With a tip-of-the-hat to century-old documents from ASGCA founding member Donald Ross, Fry/Straka Global Golf Course Design is completing a restoration at Belleair Country Club’s West course in Florida. Ross’ original design dates to 1915 and his redesign to 1924.

Golf Course Architecture reports on the project, headed by ASGCA President Jason Straka:

“A lot of older clubs struggle to show that Donald Ross was on site at all when he laid out their golf courses,” said Straka. “To have a course where Ross was on site so many times, for the initial design, and then for the remodel of his own work 10 years later – that’s incredibly rare. Then, to have such detailed construction drawings – and notes in the man’s own hand. That’s rarer still.

“What it allows, on one level, is the elimination of guesswork. We basically took all the plans from 1915 and 1924 and turned them into modern construction drawings. So, if Ross had a cop bunker seven feet high at 16, we’re building it seven feet high. Ross detailed a lot of ‘cop’ bunkers on this 1924 routing. These are mounds totally in play – what Ross called ‘the fair green’ – with sand faces covered in wiregrass. So that’s what we’re building, because Ross’s own cross-section drawings and notes tell us exactly how to construct them! When we’re finished, this course is going to be an amazing sort of time warp for the members.”

Belleair was originally a six-hole loop built in 1897 beside railroad baron Henry Plant’s hotel, The Belleview, which opened in the same year. The hotel survived into the 21st century but was largely torn down in 2017.

“A portion [of the hotel] was preserved and moved 100 yards to the south, where today it operates – fully restored and sporting the original décor – as the Belleview Inn,” said Hal Bodley, former Belleair president and chair of the West course renovation committee. “This restoration process started about five years ago, but our visits to the Tufts Archive in Pinehurst changed the game. It helped the members fully understand what we have here.”

Bodley, who has written a 200-page book on the club’s history that will be released in October, points out that the American Society of Golf Course Architects considered Belleair its unofficial home.

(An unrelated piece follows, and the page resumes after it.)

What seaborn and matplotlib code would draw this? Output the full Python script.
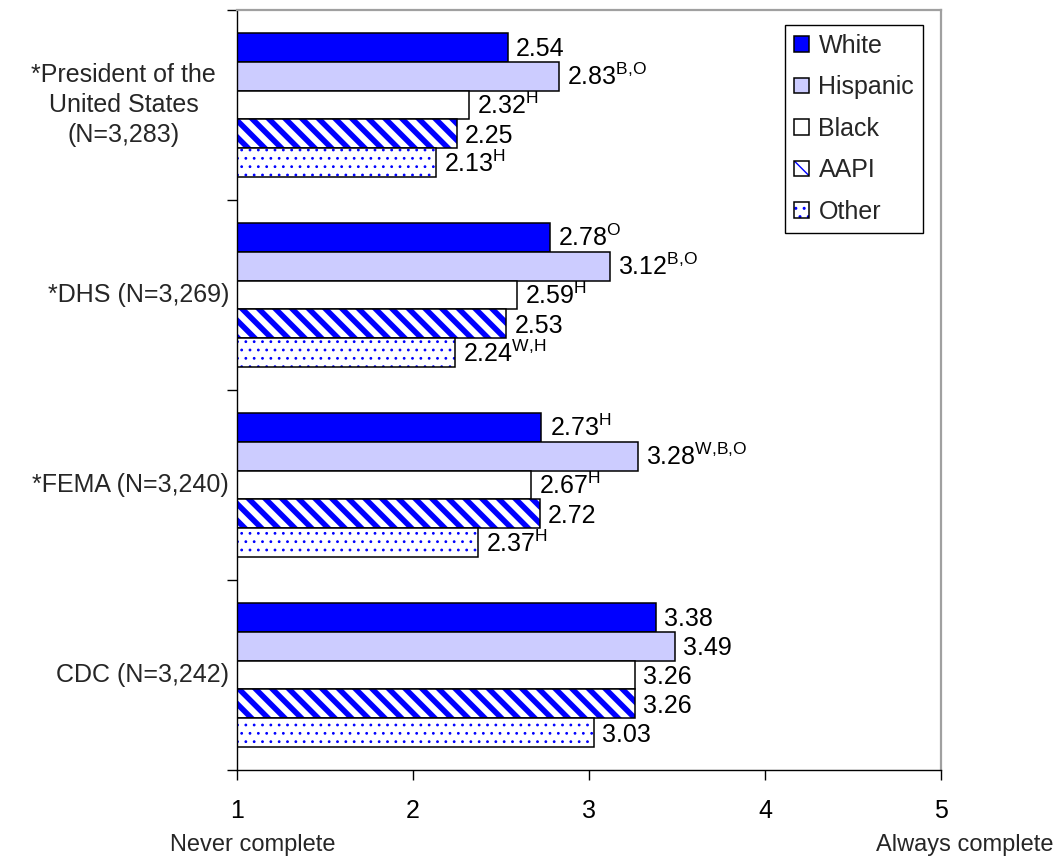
import matplotlib
matplotlib.use("Agg")
import matplotlib.pyplot as plt
import numpy as np
import pandas as pd
import seaborn as sns
from matplotlib.patches import Patch
from matplotlib import colors as mcolors

# ---------------- data ----------------
categories = ["*President of the\nUnited States\n(N=3,283)", "*DHS (N=3,269)",
              "*FEMA (N=3,240)", "CDC (N=3,242)"]
groups = ["White", "Hispanic", "Black", "AAPI", "Other"]
white = [2.54, 2.78, 2.73, 3.38]
hispanic = [2.83, 3.12, 3.28, 3.49]
black = [2.32, 2.59, 2.67, 3.26]
aapi = [2.25, 2.53, 2.72, 3.26]
other = [2.13, 2.24, 2.37, 3.03]
sup_white = ["", "O", "H", ""]
sup_hispanic = ["B,O", "B,O", "W,B,O", ""]
sup_black = ["H", "H", "H", ""]
sup_aapi = ["", "", "", ""]
sup_other = ["H", "W,H", "H", ""]
x_ticks = [1, 2, 3, 4, 5]
x_end_labels = ["Never complete", "Always complete"]

values = {"White": white, "Hispanic": hispanic, "Black": black, "AAPI": aapi, "Other": other}
sups = {"White": sup_white, "Hispanic": sup_hispanic, "Black": sup_black,
        "AAPI": sup_aapi, "Other": sup_other}

# ---------------- styles ----------------
face = {"White": "#0000FF", "Hispanic": "#CCCCFF", "Black": "#FFFFFF",
        "AAPI": "#FFFFFF", "Other": "#FFFFFF"}
hatch = {"White": None, "Hispanic": None, "Black": None, "AAPI": "\\\\", "Other": ".."}
hatch_lw = {"AAPI": 4.0, "Other": 0.8}
blue = mcolors.to_rgba("#0000FF")

sns.set_style("ticks")
plt.rcParams["font.family"] = ["Liberation Sans", "DejaVu Sans"]
plt.rcParams["mathtext.fontset"] = "custom"
plt.rcParams["mathtext.rm"] = "Liberation Sans"
plt.rcParams["mathtext.it"] = "Liberation Sans"
plt.rcParams["mathtext.default"] = "rm"

FS = 18

rows = []
for g in groups:
    for c, v in zip(categories, values[g]):
        rows.append({"category": c, "group": g, "value": v})
df = pd.DataFrame(rows)

fig = plt.figure(figsize=(10.57, 8.56), dpi=100)
ax = fig.add_axes([237 / 1057, 1 - 770 / 856, (941 - 237) / 1057, 760 / 856])

sns.barplot(data=df, x="value", y="category", hue="group", order=categories,
            hue_order=groups, palette=face, saturation=1, width=0.763,
            edgecolor="black", linewidth=1.1, orient="h", ax=ax, legend=False,
            errorbar=None)


def style_patch(p, g):
    if hatch[g]:
        p.set_hatch(hatch[g])
        p._hatch_color = blue
        lw = hatch_lw[g]
        if hasattr(p, "set_hatch_linewidth"):
            p.set_hatch_linewidth(lw)
        else:
            p._hatch_linewidth = lw


def sup_text(s):
    return r"$^{\mathrm{" + s.replace(",", "{,}") + "}}$"


for cont, g in zip(ax.containers, groups):
    for i, bar in enumerate(cont):
        style_patch(bar, g)
        v = values[g][i]
        s = sups[g][i]
        txt = f"{v:.2f}" + (sup_text(s) if s else "")
        yc = bar.get_y() + bar.get_height() / 2
        ax.annotate(txt, xy=(v, yc), xytext=(5.8, -6.4), textcoords="offset points",
                    ha="left", va="baseline", fontsize=FS, color="black")

ax.set_xlim(1, 5)
ax.set_ylim(len(categories) - 0.5, -0.5)
ax.set_xticks(x_ticks)
ax.set_xticklabels([str(t) for t in x_ticks], fontsize=FS)
ax.set_yticks(np.arange(len(categories) + 1) - 0.5)
ax.set_yticklabels([])
ax.tick_params(axis="x", direction="out", length=7, width=1, pad=14, colors="black")
ax.tick_params(axis="y", direction="out", length=7, width=1, colors="black")
ax.set_xlabel("")
ax.set_ylabel("")

# category labels
label_offsets = [-21, -8, -8, -8]
for i, (c, off) in enumerate(zip(categories, label_offsets)):
    ax.annotate(c, xy=(0, i), xycoords=("axes fraction", "data"),
                xytext=(off * 0.72, 0), textcoords="offset points",
                ha="right", va="center", multialignment="center",
                fontsize=FS, linespacing=1.3)

# end labels
ax.annotate(x_end_labels[0], xy=(x_ticks[0], 0), xycoords=("data", "axes fraction"),
            xytext=(11.5, -54), textcoords="offset points", ha="center", va="center",
            fontsize=17)
ax.annotate(x_end_labels[1], xy=(x_ticks[-1], 0), xycoords=("data", "axes fraction"),
            xytext=(17, -54), textcoords="offset points", ha="center", va="center",
            fontsize=17, annotation_clip=False)

for s in ["left", "bottom"]:
    ax.spines[s].set_color("black")
    ax.spines[s].set_linewidth(1.0)
for s in ["top", "right"]:
    ax.spines[s].set_visible(True)
    ax.spines[s].set_color("#A0A0A0")
    ax.spines[s].set_linewidth(1.6)

# legend
handles = []
for g in groups:
    h = Patch(facecolor=face[g], edgecolor="black", linewidth=1.1, label=g)
    style_patch(h, g)
    handles.append(h)
leg = ax.legend(handles=handles, loc="upper right",
                bbox_to_anchor=((923 - 237) / 704, 1 - 15 / 760), borderaxespad=0,
                fontsize=FS, frameon=True, fancybox=False, shadow=False,
                handlelength=0.6, handleheight=0.6, handletextpad=0.4,
                labelspacing=0.7, borderpad=0.35, edgecolor="black", framealpha=1)
leg.get_frame().set_linewidth(1.0)

fig.savefig("out.png", dpi=100)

The Society was first formed in 1947 and would visit Belleair four times within 16 years.

“Our restoration of the putting surfaces here has been akin to an archaeological dig,” said Straka, who is the current ASGCA president. “Here and elsewhere, we would excavate a green complex and find not one set of old drainage but two or three – all piled on top of each other! The inverted-saucer green, such a staple of the so-called ‘Ross style’, is a bit of a fallacy. Here and elsewhere, those putting surfaces became that way, over time, through multiple rebuilds and decades of top-dressing. Ross’s original plans for Belleair make that very clear. They show all but two of these greens were originally designed and built with entries at zero grade.

“It’s a pretty rich irony: Ross returned here in 1924 with the intention to make the West course much more difficult, and I’m sure he succeeded there. However, in restoring that design in 2022, almost to the letter, we are making the course far more user-friendly. Yes, we are re-exposing ravines and streams that had been filled in over the years. However, by following the Ross plans, these greens won’t be playing six feet in the air, and we’ll be expanding all the fairways back to their intended width – fully 50 per cent wider.”

Belleair is planning to reopen the West course by mid-November 2022.